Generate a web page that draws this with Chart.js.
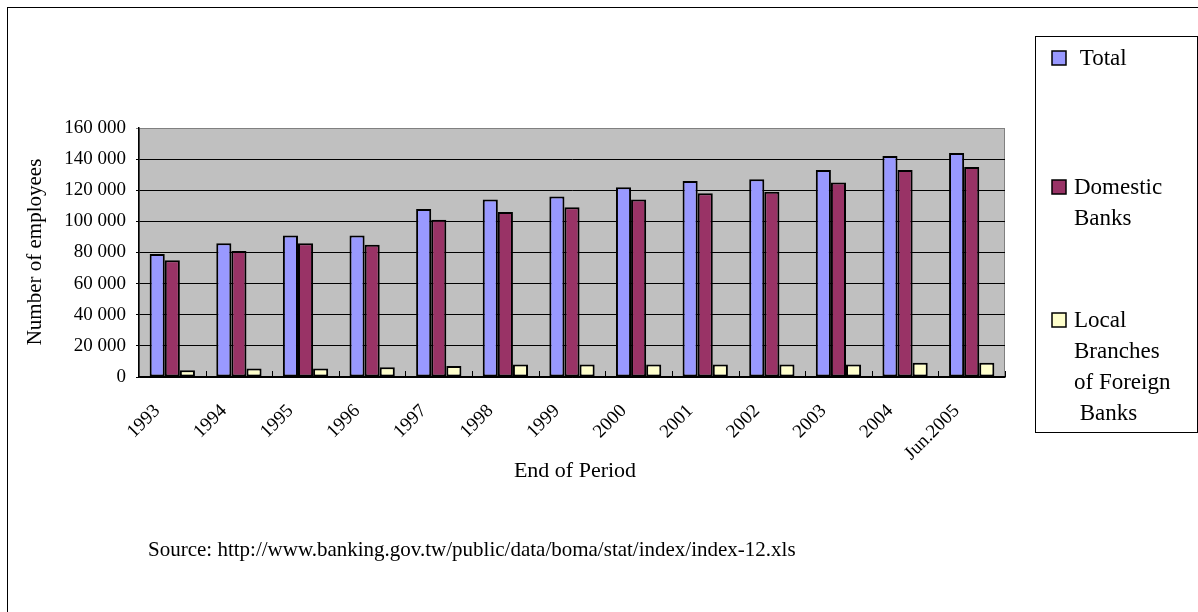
<!DOCTYPE html>
<html>
<head>
<meta charset="utf-8">
<script src="https://cdn.jsdelivr.net/npm/chart.js@4/dist/chart.umd.min.js"></script>
<style>
  html, body { margin: 0; padding: 0; background: #fff; }
  #wrap { width: 1198px; height: 612px; position: relative; }
</style>
</head>
<body>
<div id="wrap"><canvas id="staffChart" width="1198" height="612"></canvas></div>
<script>
// Bank employees by end of period
const periods = ['1993', '1994', '1995', '1996', '1997', '1998', '1999', '2000', '2001', '2002', '2003', '2004', 'Jun.2005'];
const totalStaff    = [79000, 86000, 91000, 91000, 108000, 114000, 116000, 122000, 126000, 127000, 133000, 142000, 144000];
const domesticStaff = [75000, 81000, 86000, 85000, 101000, 106000, 109000, 114000, 118000, 119000, 125000, 133000, 135000];
const foreignStaff  = [4300, 5400, 5400, 6200, 7100, 8100, 8100, 8100, 8100, 8100, 8100, 9200, 9200];

const seriesNames = ['Total', 'Domestic Banks', 'Local Branches of Foreign Banks'];
const legendLines = [[' Total'], ['Domestic', 'Banks'], ['Local', 'Branches', 'of Foreign', ' Banks']];
const yMax = 160000;
const yStep = 20000;

const serif = '"Liberation Serif", "DejaVu Serif", serif';

function formatThousands(v) {
    return String(v).replace(/\B(?=(\d{3})+(?!\d))/g, ' ');
}

// Gray plot background with a thin frame
const plotBackground = {
    id: 'plotBackground',
    beforeDraw(chart) {
        const { ctx, chartArea: a } = chart;
        ctx.save();
        ctx.fillStyle = '#C0C0C0';
        ctx.fillRect(a.left, a.top, a.right - a.left, a.bottom - a.top);
        ctx.strokeStyle = '#808080';
        ctx.lineWidth = 1;
        ctx.strokeRect(a.left + 0.5, a.top + 0.5, a.right - a.left - 1, a.bottom - a.top);
        ctx.restore();
    }
};

// Titles, inside tick marks, legend box, source note and page frame
const decorations = {
    id: 'decorations',
    afterDraw(chart) {
        const { ctx, chartArea: a } = chart;
        const x = chart.scales.x;
        const step = (x.getPixelForValue(1) - x.getPixelForValue(0));
        ctx.save();

        // short tick marks at category boundaries, pointing into the plot
        ctx.strokeStyle = '#000';
        ctx.lineWidth = 1;
        ctx.beginPath();
        for (let i = 1; i <= periods.length; i++) {
            const px = Math.round(x.getPixelForValue(i) - step / 2) + 0.5;
            ctx.moveTo(px, a.bottom);
            ctx.lineTo(px, a.bottom - 6);
        }
        ctx.stroke();

        ctx.fillStyle = '#000';
        ctx.textBaseline = 'middle';

        // axis titles
        ctx.font = '22px ' + serif;
        ctx.textAlign = 'center';
        ctx.fillText('End of Period', 575, 471);
        ctx.save();
        ctx.translate(35, 252);
        ctx.rotate(-Math.PI / 2);
        ctx.font = '21px ' + serif;
        ctx.fillText('Number of employees', 0, 0);
        ctx.restore();

        // source note
        ctx.textAlign = 'left';
        ctx.font = '21px ' + serif;
        ctx.fillText('Source: http://www.banking.gov.tw/public/data/boma/stat/index/index-12.xls', 148, 550);

        // legend
        ctx.strokeStyle = '#000';
        ctx.lineWidth = 1;
        ctx.strokeRect(1035.5, 36.5, 162, 396);
        const itemTops = [59, 188, 321];
        ctx.font = '23px ' + serif;
        chart.data.datasets.forEach((ds, i) => {
            const y0 = itemTops[i];
            ctx.fillStyle = ds.backgroundColor;
            ctx.fillRect(1052, y0 - 8, 14, 14);
            ctx.strokeStyle = '#000';
            ctx.lineWidth = 1.5;
            ctx.strokeRect(1052, y0 - 8, 14, 14);
            ctx.fillStyle = '#000';
            legendLines[i].forEach((line, j) => {
                ctx.fillText(line, 1074, y0 + j * 31);
            });
        });

        // page frame
        ctx.lineWidth = 1;
        ctx.strokeRect(7.5, 7.5, 1200, 620);
        ctx.restore();
    }
};

const barStyle = {
    borderColor: '#000',
    borderWidth: 2,
    borderSkipped: false,
    barPercentage: 1.0,
    categoryPercentage: 0.68
};

new Chart(document.getElementById('staffChart'), {
    type: 'bar',
    data: {
        labels: periods,
        datasets: [
            Object.assign({ label: seriesNames[0], data: totalStaff, backgroundColor: '#9999FF' }, barStyle),
            Object.assign({ label: seriesNames[1], data: domesticStaff, backgroundColor: '#993366' }, barStyle),
            Object.assign({ label: seriesNames[2], data: foreignStaff, backgroundColor: '#FFFFCC' }, barStyle)
        ]
    },
    options: {
        responsive: false,
        animation: false,
        layout: { padding: { top: 128, right: 193, left: 0, bottom: 0 } },
        plugins: {
            legend: { display: false },
            tooltip: { enabled: false }
        },
        scales: {
            x: {
                offset: true,
                grid: { display: false },
                border: { display: true, color: '#000', width: 1.5 },
                ticks: {
                    color: '#000',
                    font: { family: serif, size: 19 },
                    minRotation: 45,
                    maxRotation: 45,
                    padding: 15,
                    labelOffset: -15
                },
                afterFit(scale) { scale.height = 235; }
            },
            y: {
                min: 0,
                max: yMax,
                ticks: {
                    stepSize: yStep,
                    color: '#000',
                    font: { family: serif, size: 19 },
                    padding: 10,
                    callback: v => formatThousands(v)
                },
                grid: {
                    color: ctx => (ctx.tick && ctx.tick.value === yMax) ? '#808080' : '#000',
                    lineWidth: 1,
                    tickLength: 3
                },
                border: { display: true, color: '#000', width: 1.5 },
                afterFit(scale) { scale.width = 139; }
            }
        }
    },
    plugins: [plotBackground, decorations]
});
</script>
</body>
</html>
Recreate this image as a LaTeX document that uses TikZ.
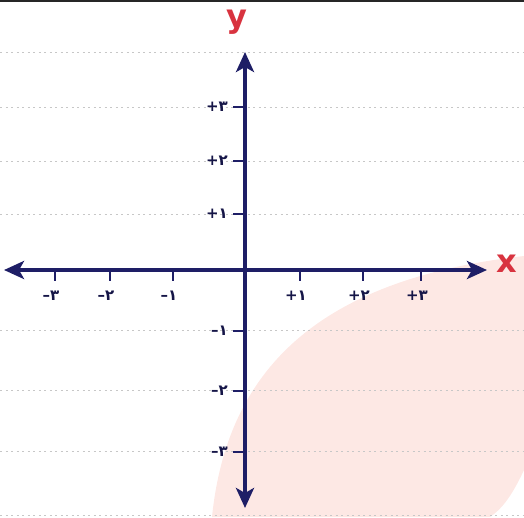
\documentclass[tikz,border=0pt]{standalone}
\usepackage{fontspec}
\usepackage{tikz}
\usetikzlibrary{arrows.meta}
\newfontfamily\farsi{DejaVu Sans}
\definecolor{axisblue}{HTML}{1E1E66}
\definecolor{labelred}{HTML}{D8333F}
\definecolor{blushpink}{HTML}{FDE8E4}

\begin{document}
\begin{tikzpicture}[x=1pt,y=-1pt,
              axis/.style={draw=axisblue,line width=4pt,-{Stealth[length=20pt,width=18pt,inset=5pt]}},
              tickmark/.style={draw=axisblue,line width=1.8pt},
              ticklabel/.style={text=axisblue!70!black,font=\farsi\bfseries\fontsize{15}{15}\selectfont,inner sep=1pt},
              axislabel/.style={text=labelred,font=\farsi\bfseries\fontsize{32}{32}\selectfont,inner sep=0pt},
              ruled/.style={draw=black!22,line width=0.9pt,dash pattern=on 2pt off 3.5pt}]
  \useasboundingbox (0,0) rectangle (524,517);
  % paper
  \fill[blushpink] (212,517) .. controls (228,360) and (330,278) .. (524,256)
    -- (524,470) .. controls (510,500) and (500,510) .. (490,517) -- cycle;
  \draw[black!85,line width=1.6pt] (0,1) -- (524,1);
  \foreach \ly in {52,107,161,214,330,390,451,515}
    \draw[ruled] (0,\ly) -- (524,\ly);

  % axes
  \coordinate (O) at (245,270);
  \coordinate (Xl) at (487,270);
  \coordinate (Xr) at (4,270);
  \coordinate (Yt) at (245,52);
  \coordinate (Yb) at (245,508);
  \draw[axis] (O) -- (Xl);
  \draw[axis] (O) -- (Xr);
  \draw[axis] (O) -- (Yt);
  \draw[axis] (O) -- (Yb);
  \node[axislabel] (X) at (507,264) {x};
  \node[axislabel] (Y) at (237,22) {y};

  % ticks on x
  \foreach \tx/\tl [count=\i] in {55/–۳,110/–۲,173/–۱,300/+۱,363/+۲,421/+۳} {
    \coordinate (xt\i) at (\tx,270);
    \draw[tickmark] (xt\i) -- ++(0,11);
    \node[ticklabel] (xl\i) at (\tx-4,296) {\tl};
  }
  % ticks on y
  \foreach \ty/\tl [count=\i] in {107/+۳,161/+۲,214/+۱,331/–۱,391/–۲,452/–۳} {
    \coordinate (yt\i) at (245,\ty);
    \draw[tickmark] (yt\i) -- ++(-12,0);
    \node[ticklabel,anchor=east] (yl\i) at (229,\ty) {\tl};
  }
\end{tikzpicture}
\end{document}
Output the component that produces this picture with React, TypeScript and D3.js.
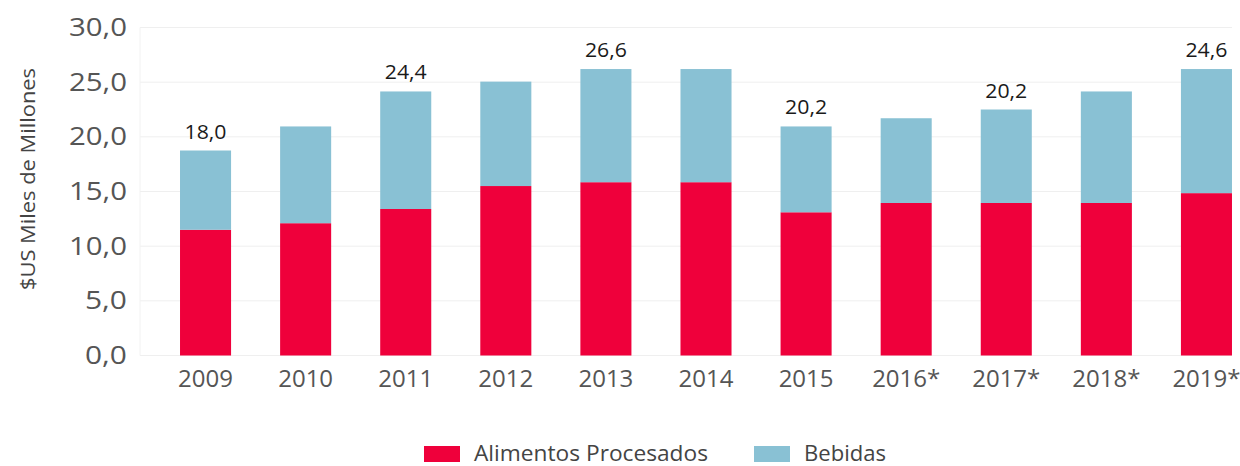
import React from "react";
import * as d3 from "d3";

const years = ["2009", "2010", "2011", "2012", "2013", "2014", "2015", "2016*", "2017*", "2018*", "2019*"];
const alimentos = [11.5, 12.1, 13.4, 15.5, 15.85, 15.85, 13.1, 13.95, 13.95, 13.95, 14.85];
const bebidas = [7.25, 8.85, 10.75, 9.55, 10.35, 10.35, 7.85, 7.75, 8.55, 10.2, 11.35];
const totalLabels = ["18,0", "", "24,4", "", "26,6", "", "20,2", "", "20,2", "", "24,6"];
const yTicks = [0, 5, 10, 15, 20, 25, 30];
const seriesNames = ["Alimentos Procesados", "Bebidas"];
const seriesColors = ["#EF003B", "#89C1D4"];

const W = 1240;
const H = 466;
const FONT = "'Open Sans', 'Noto Sans', sans-serif";

export default function App() {
  const x = d3
    .scaleBand<string>()
    .domain(years)
    .range([140, 1240])
    .paddingInner(0.49)
    .paddingOuter(0.24)
    .align(0.833);
  const y = d3.scaleLinear().domain([0, 30]).range([355.5, 27.5]);

  const rows = years.map((yr, i) => ({ year: yr, a: alimentos[i], b: bebidas[i] }));
  const stack = d3.stack<any>().keys(["a", "b"]);
  const layers = stack(rows);
  const fmt = (v: number) => d3.format(".1f")(v).replace(".", ",");

  return (
    <svg width={W} height={H} style={{ position: "absolute", left: 0, top: 0, background: "#fff" }}>
      {yTicks.map((t) => (
        <line key={"g" + t} x1={140} x2={1232} y1={y(t)} y2={y(t)} stroke="#EFEFEF" strokeWidth={1} />
      ))}
      <line x1={140} x2={140} y1={y(30)} y2={y(0)} stroke="#F2F2F2" strokeWidth={1} />
      {yTicks.map((t) => (
        <text
          key={"t" + t}
          x={127}
          y={y(t)}
          dy="0.33em"
          textAnchor="end"
          fontFamily={FONT}
          fontSize={25.5}
          textLength={t < 10 ? 42 : 58}
          lengthAdjust="spacingAndGlyphs"
          fill="#555"
        >
          {fmt(t)}
        </text>
      ))}
      {layers.map((layer, li) => (
        <g key={"l" + li} fill={seriesColors[li]}>
          {layer.map((d, i) => (
            <rect
              key={i}
              x={x(years[i])}
              width={x.bandwidth()}
              y={y(d[1])}
              height={y(d[0]) - y(d[1])}
            />
          ))}
        </g>
      ))}
      {years.map((yr, i) =>
        totalLabels[i] ? (
          <text
            key={"v" + i}
            x={(x(yr) as number) + x.bandwidth() / 2}
            y={y(alimentos[i] + bebidas[i]) - 12}
            textAnchor="middle"
            fontFamily={FONT}
            fontSize={20}
            textLength={42}
            lengthAdjust="spacingAndGlyphs"
            fill="#1a1a1a"
          >
            {totalLabels[i]}
          </text>
        ) : null
      )}
      {years.map((yr) => (
        <text
          key={"x" + yr}
          x={(x(yr) as number) + x.bandwidth() / 2}
          y={387}
          textAnchor="middle"
          fontFamily={FONT}
          fontSize={24}
          fill="#555"
        >
          {yr}
        </text>
      ))}
      <text
        transform="translate(35,179) rotate(-90)"
        textAnchor="middle"
        fontFamily={FONT}
        fontSize={20}
        textLength={222}
        lengthAdjust="spacingAndGlyphs"
        fill="#444"
      >
        $US Miles de Millones
      </text>
      {seriesNames.map((name, i) => {
        const lx = i === 0 ? 424 : 754;
        return (
          <g key={"lg" + i}>
            <rect x={lx} y={446} width={36} height={16} fill={seriesColors[i]} />
            <text
              x={lx + 50}
              y={461}
              fontFamily={FONT}
              fontSize={21}
              textLength={i === 0 ? 234 : 82}
              lengthAdjust="spacingAndGlyphs"
              fill="#444"
            >
              {name}
            </text>
          </g>
        );
      })}
    </svg>
  );
}
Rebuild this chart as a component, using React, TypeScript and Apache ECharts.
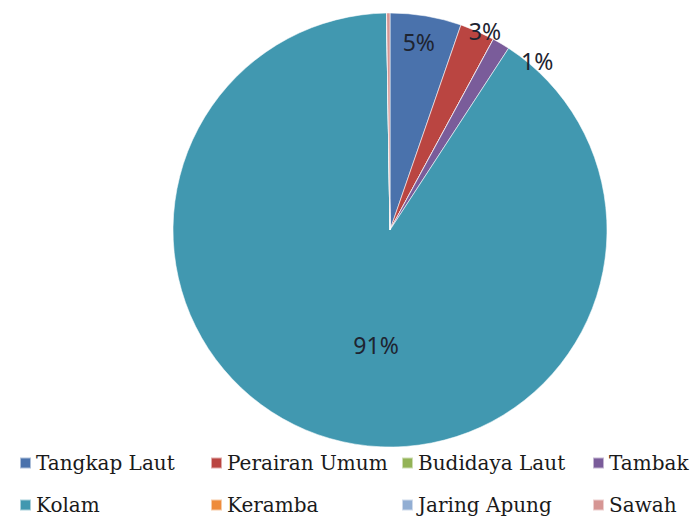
import React, { useEffect, useRef } from "react";
import * as echarts from "echarts";

const categories = [
  "Tangkap Laut",
  "Perairan Umum",
  "Budidaya Laut",
  "Tambak",
  "Kolam",
  "Keramba",
  "Jaring Apung",
  "Sawah",
];
const shares = [5.3, 2.6, 0, 1.3, 90.55, 0, 0, 0.25];
const colors = [
  "#4A72AC",
  "#BA4541",
  "#93B356",
  "#7A5C9A",
  "#4198B0",
  "#EE8C3C",
  "#92AED3",
  "#D69694",
];
const legendRow1 = ["Tangkap Laut", "Perairan Umum", "Budidaya Laut", "Tambak"];
const legendRow2 = ["Kolam", "Keramba", "Jaring Apung", "Sawah"];

const CX = 390;
const CY = 230;
const R = 217;

const labelFont = {
  fontFamily: "Noto Sans",
  fontSize: 23,
  color: "#1e2430",
};

export default function App() {
  const ref = useRef<HTMLDivElement>(null);
  useEffect(() => {
    if (!ref.current) return;
    const chart = echarts.init(ref.current, null, { renderer: "svg" });
    const fmt = (p: any) => `${Math.round(p.percent)}%`;

    const mkData = (labelIdx: number[], transparent: boolean) =>
      categories.map((name, i) => ({
        name,
        value: shares[i],
        itemStyle: transparent
          ? { color: "rgba(0,0,0,0)", borderWidth: 0 }
          : { color: colors[i] },
        label: { show: labelIdx.includes(i) },
      }));

    const legendCommon = {
      left: 19,
      width: 690,
      padding: 0,
      orient: "horizontal",
      itemWidth: 11,
      itemHeight: 11,
      itemGap: 10,
      icon: "rect",
      selectedMode: false,
      textStyle: {
        fontFamily: "DejaVu Serif",
        fontSize: 20,
        color: "#1a1a1a",
        width: 164,
        lineHeight: 24,
      },
    };

    chart.setOption({
      animation: false,
      backgroundColor: "#ffffff",
      legend: [
        {
          ...legendCommon,
          top: 451,
          data: legendRow1.map((n, i) =>
            i === 3 ? { name: n, textStyle: { width: 80 } } : { name: n }
          ),
        },
        {
          ...legendCommon,
          top: 493,
          data: legendRow2.map((n, i) =>
            i === 3 ? { name: n, textStyle: { width: 80 } } : { name: n }
          ),
        },
      ],
      series: [
        {
          type: "pie",
          name: "main",
          center: [CX, CY],
          radius: [0, R],
          startAngle: 90,
          clockwise: true,
          silent: true,
          itemStyle: { borderColor: "rgba(255,255,255,0.55)", borderWidth: 1 },
          label: { position: "inside", formatter: fmt, ...labelFont },
          labelLine: { show: false },
          labelLayout: (p: any) =>
            p.dataIndex === 4 ? { dx: 17, dy: 8 } : {},
          data: mkData([4], false),
        },
        {
          type: "pie",
          name: "labelsA",
          center: [CX, CY],
          radius: [0, R * 1.74],
          startAngle: 90,
          clockwise: true,
          silent: true,
          z: 3,
          label: { position: "inside", formatter: fmt, ...labelFont },
          labelLine: { show: false },
          labelLayout: (p: any) =>
            p.dataIndex === 0 ? { dx: -3, dy: 1 } : {},
          data: mkData([0], true),
        },
        {
          type: "pie",
          name: "labelsB",
          center: [CX, CY],
          radius: [0, R * 2.03],
          startAngle: 90,
          clockwise: true,
          silent: true,
          z: 3,
          label: { position: "inside", formatter: fmt, ...labelFont },
          labelLine: { show: false },
          labelLayout: (p: any) =>
            p.dataIndex === 3
              ? { dx: 33, dy: 23 }
              : p.dataIndex === 1
              ? { dx: 5, dy: 5 }
              : {},
          data: mkData([1, 3], true),
        },
      ],
    });
    return () => chart.dispose();
  }, []);

  return (
    <div
      ref={ref}
      style={{ position: "fixed", left: 0, top: 0, width: 697, height: 521 }}
    />
  );
}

### [PROBLEM REQUIREMENTS]
Identify and copy all lines with the word "component".

### [WRITTEN REPLY]
Output the component that produces this picture with React, TypeScript and D3.js.
Rebuild this chart as a component, using React, TypeScript and Apache ECharts.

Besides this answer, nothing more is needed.